SubRec Open Failure


#1
Sep 09 2015 20:22:02 GMT: WARNING (udf): (/opt/aerospike/sys/udf/lua/ldt/lib_llist.lua::4083) [ERROR]<ldt_common_2014_12_20.A:openSubRec()> SubRec Open Failure: Digest(77 95 F0 08 24 F8 7C 1F E6 DA EA E7 2E 55 00 00 00 00 00 00) Parent Digest(NULL)

I get other messages with similarly strange digests:

Sep 09 2015 23:30:48 GMT: WARNING (udf): (/opt/aerospike/sys/udf/lua/ldt/lib_llist.lua::3835) [ERROR]<ldt_common_2014_12_20.A:closeSubRecDigestString()> Error closing SubRec: rc(-2) Digest(29 AA DD 26 84 AC 97 1F 7D 9C AE EE DA 58 00 00 00 00 00 00)
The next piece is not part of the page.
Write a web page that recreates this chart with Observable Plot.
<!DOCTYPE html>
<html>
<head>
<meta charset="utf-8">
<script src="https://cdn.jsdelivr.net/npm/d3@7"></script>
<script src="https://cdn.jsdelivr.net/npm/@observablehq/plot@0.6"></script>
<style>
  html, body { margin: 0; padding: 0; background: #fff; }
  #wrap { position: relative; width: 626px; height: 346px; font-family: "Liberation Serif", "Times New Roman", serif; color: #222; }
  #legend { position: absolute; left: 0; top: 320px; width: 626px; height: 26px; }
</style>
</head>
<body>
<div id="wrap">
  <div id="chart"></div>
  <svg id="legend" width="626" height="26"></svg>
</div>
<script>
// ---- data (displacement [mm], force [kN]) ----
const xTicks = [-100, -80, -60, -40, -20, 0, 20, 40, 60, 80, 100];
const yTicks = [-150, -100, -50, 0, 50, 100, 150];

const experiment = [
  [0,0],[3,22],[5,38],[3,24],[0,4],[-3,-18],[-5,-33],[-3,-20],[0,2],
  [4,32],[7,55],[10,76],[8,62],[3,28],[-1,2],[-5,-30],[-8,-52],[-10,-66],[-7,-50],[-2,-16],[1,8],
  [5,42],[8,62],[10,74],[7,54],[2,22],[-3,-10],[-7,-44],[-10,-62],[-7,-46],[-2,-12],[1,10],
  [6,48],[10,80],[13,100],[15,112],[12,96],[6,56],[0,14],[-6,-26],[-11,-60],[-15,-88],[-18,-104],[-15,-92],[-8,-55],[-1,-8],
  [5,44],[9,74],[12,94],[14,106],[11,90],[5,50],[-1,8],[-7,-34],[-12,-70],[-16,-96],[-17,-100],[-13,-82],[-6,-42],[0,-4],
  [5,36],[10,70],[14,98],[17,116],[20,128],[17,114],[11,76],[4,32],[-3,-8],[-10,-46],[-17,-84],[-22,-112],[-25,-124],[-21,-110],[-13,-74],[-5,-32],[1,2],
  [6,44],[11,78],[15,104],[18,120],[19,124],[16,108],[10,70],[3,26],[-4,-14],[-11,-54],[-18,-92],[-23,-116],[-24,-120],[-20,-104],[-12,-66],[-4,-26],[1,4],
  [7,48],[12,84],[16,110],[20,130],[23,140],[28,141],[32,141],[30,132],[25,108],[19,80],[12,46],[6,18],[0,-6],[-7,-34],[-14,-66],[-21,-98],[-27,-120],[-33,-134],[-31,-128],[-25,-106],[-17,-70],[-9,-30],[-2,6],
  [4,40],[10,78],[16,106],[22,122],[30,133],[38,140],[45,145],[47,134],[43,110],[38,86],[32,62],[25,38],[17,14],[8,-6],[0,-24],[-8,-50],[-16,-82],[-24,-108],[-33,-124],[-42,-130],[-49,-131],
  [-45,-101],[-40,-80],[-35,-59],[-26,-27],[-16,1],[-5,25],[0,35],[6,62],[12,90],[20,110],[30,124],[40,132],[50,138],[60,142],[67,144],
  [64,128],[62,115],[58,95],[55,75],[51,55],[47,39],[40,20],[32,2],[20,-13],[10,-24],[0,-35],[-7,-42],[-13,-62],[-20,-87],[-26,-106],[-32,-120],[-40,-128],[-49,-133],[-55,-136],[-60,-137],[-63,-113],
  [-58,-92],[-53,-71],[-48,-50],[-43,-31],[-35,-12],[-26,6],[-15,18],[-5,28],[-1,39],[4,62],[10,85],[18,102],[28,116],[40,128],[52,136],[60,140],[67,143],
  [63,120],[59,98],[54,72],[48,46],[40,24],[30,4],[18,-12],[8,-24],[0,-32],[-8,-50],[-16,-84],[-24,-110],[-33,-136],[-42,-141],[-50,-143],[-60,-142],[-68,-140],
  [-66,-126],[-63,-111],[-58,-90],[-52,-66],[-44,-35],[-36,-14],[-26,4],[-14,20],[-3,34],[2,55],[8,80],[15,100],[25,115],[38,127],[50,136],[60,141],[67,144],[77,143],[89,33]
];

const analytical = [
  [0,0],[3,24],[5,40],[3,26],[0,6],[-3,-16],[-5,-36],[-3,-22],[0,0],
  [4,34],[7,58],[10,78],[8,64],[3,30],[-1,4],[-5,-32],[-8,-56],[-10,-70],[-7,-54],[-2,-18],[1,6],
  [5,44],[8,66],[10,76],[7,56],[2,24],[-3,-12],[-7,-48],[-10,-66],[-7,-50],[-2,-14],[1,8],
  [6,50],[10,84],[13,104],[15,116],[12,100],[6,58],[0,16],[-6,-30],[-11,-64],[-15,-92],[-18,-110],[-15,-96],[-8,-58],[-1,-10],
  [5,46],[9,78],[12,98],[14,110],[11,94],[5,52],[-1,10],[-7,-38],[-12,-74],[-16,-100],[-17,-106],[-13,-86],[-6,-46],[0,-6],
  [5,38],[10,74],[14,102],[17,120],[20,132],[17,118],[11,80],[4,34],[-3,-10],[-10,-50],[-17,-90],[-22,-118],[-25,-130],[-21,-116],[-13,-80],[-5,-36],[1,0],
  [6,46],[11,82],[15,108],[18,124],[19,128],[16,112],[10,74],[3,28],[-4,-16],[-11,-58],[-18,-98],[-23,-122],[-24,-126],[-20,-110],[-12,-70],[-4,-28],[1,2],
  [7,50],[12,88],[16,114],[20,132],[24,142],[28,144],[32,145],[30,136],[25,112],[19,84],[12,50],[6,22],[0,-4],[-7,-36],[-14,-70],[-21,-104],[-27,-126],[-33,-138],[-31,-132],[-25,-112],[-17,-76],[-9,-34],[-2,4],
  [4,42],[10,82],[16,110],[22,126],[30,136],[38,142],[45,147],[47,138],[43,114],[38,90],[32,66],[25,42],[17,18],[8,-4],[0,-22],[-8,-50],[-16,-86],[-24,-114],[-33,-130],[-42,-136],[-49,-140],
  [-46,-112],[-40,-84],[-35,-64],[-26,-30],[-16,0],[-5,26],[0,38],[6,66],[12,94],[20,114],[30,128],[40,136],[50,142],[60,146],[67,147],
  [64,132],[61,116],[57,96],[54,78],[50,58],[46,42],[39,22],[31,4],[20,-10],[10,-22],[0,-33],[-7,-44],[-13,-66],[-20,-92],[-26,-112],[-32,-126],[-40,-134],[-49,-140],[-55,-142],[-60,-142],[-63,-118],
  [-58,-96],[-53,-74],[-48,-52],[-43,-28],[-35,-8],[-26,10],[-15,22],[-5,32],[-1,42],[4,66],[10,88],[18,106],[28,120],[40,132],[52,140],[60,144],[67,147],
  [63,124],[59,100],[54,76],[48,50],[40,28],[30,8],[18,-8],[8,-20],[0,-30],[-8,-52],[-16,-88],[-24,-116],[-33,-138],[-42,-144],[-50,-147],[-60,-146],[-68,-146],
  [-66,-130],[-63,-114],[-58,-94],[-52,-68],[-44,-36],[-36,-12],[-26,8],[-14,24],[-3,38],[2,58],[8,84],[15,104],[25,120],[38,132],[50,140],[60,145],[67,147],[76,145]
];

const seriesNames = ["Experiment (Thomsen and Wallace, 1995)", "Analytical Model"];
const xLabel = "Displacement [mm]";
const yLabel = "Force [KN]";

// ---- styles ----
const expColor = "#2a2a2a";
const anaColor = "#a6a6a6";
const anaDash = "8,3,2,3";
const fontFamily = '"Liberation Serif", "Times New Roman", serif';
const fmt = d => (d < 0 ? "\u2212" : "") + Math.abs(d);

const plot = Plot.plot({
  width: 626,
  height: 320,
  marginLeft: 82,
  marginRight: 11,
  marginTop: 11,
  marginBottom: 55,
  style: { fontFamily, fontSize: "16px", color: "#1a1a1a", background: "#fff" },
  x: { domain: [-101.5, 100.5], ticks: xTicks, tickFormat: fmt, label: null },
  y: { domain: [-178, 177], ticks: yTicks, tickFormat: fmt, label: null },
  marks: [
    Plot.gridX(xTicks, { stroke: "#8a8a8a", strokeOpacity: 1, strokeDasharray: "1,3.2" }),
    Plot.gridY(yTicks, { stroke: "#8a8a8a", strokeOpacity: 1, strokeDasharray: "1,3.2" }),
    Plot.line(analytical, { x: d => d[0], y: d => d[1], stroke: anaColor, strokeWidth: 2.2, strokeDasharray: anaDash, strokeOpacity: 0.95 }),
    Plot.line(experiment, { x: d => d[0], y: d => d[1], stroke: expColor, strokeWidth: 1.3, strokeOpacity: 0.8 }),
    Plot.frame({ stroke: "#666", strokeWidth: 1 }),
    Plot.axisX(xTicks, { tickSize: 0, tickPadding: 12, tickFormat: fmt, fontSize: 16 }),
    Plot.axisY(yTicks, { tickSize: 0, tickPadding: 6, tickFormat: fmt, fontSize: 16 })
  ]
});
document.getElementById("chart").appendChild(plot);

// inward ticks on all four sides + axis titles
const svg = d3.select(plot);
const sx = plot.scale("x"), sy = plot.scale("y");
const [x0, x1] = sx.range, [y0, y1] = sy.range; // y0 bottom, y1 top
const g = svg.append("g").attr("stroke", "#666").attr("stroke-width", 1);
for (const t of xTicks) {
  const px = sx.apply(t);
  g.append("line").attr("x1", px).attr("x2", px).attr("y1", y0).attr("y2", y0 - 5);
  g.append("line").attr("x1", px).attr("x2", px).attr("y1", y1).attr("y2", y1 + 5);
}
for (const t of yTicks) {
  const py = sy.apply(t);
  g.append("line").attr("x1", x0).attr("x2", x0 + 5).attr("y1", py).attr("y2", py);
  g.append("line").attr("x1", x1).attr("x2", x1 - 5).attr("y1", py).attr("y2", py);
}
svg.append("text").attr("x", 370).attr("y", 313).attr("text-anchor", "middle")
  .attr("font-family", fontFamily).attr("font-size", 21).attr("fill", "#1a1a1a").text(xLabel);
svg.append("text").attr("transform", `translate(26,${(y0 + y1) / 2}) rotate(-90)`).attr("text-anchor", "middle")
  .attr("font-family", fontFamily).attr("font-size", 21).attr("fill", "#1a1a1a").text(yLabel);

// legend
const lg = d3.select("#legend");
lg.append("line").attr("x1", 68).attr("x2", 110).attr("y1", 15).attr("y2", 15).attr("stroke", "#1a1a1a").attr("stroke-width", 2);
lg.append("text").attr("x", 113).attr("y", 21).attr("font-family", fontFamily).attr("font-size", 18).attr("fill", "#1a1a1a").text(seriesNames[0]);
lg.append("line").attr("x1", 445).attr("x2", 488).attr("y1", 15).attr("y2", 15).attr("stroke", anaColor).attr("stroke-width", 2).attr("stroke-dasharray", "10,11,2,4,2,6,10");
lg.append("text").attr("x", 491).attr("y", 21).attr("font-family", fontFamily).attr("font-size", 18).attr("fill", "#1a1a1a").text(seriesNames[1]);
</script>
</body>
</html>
Is there a way to tell what this is actually pointing at? And a good way to diagnose these failures?


'SubRec Open Failure' for Large List & How to deal with old data returning after restart
#2

Dougluce,

What version are you running. And little bit about your setup

– R


#3

It’s 3.6.0-1 on el6. I’ve a cluster of eight c3.2xlarges.

I’m using llists to queue ads for individual domains on a high-volume bidding server. Items added to the list vary in size from 400 bytes to 15k, lists from 10-10000 items long. The 8-node cluster is hit 50k-80k times per second, insertions maybe 4k-5k/second.

I’m using llist.add(), llist.remove_all() for most manipulations.

What more can I tell you?


#4

dougluce,

Did you load the data directly on the 3.6.0-1 or were you running <3.5.15 build and then did rolling restart to 3.6.0-1.

We have identified a bug in the server which would cause the LDT record links to be corrupted in certain cases if the records are touched while migrations are in certain phase fo the partition to which the record belongs.

– R


#5

The data was loaded directly on 3.6.0-1. Right now, I’m restarting all the servers every 3 hours to mitigate this issue. All the data disappears on restart and is reloaded soon thereafter.

Would taking down the replication-factor from 3 to 1 make any difference?


#6

This is not function of replication factor. Are you running with data in memory true ??

I will try this out .

– R


#7

Hi Raj,

Yes, this is with data in memory.

I installed the new 3.6.1 version this morning on the cluster. Unfortunately, these errors are still showing up:

FAILURE/opt/aerospike/sys/udf/lua/ldt/ldt_common.lua:751: 1422:LDT-Sub Record Open Error

#8

@dougluce,

Thank you for posting about LDTs in our forum. Please see the LDT Feature Guide for current LDT recommendations and best practices.


#9

@dougluce,

Effective immediately, we will no longer actively support the LDT feature and will eventually remove the API. The exact deprecation and removal timeline will depend on customer and community requirements. Instead of LDTs, we advise that you use our newer List and SortedMap APIs, which are now available in all Aerospike-supported clients at the General Availability level. Read our blog post for details.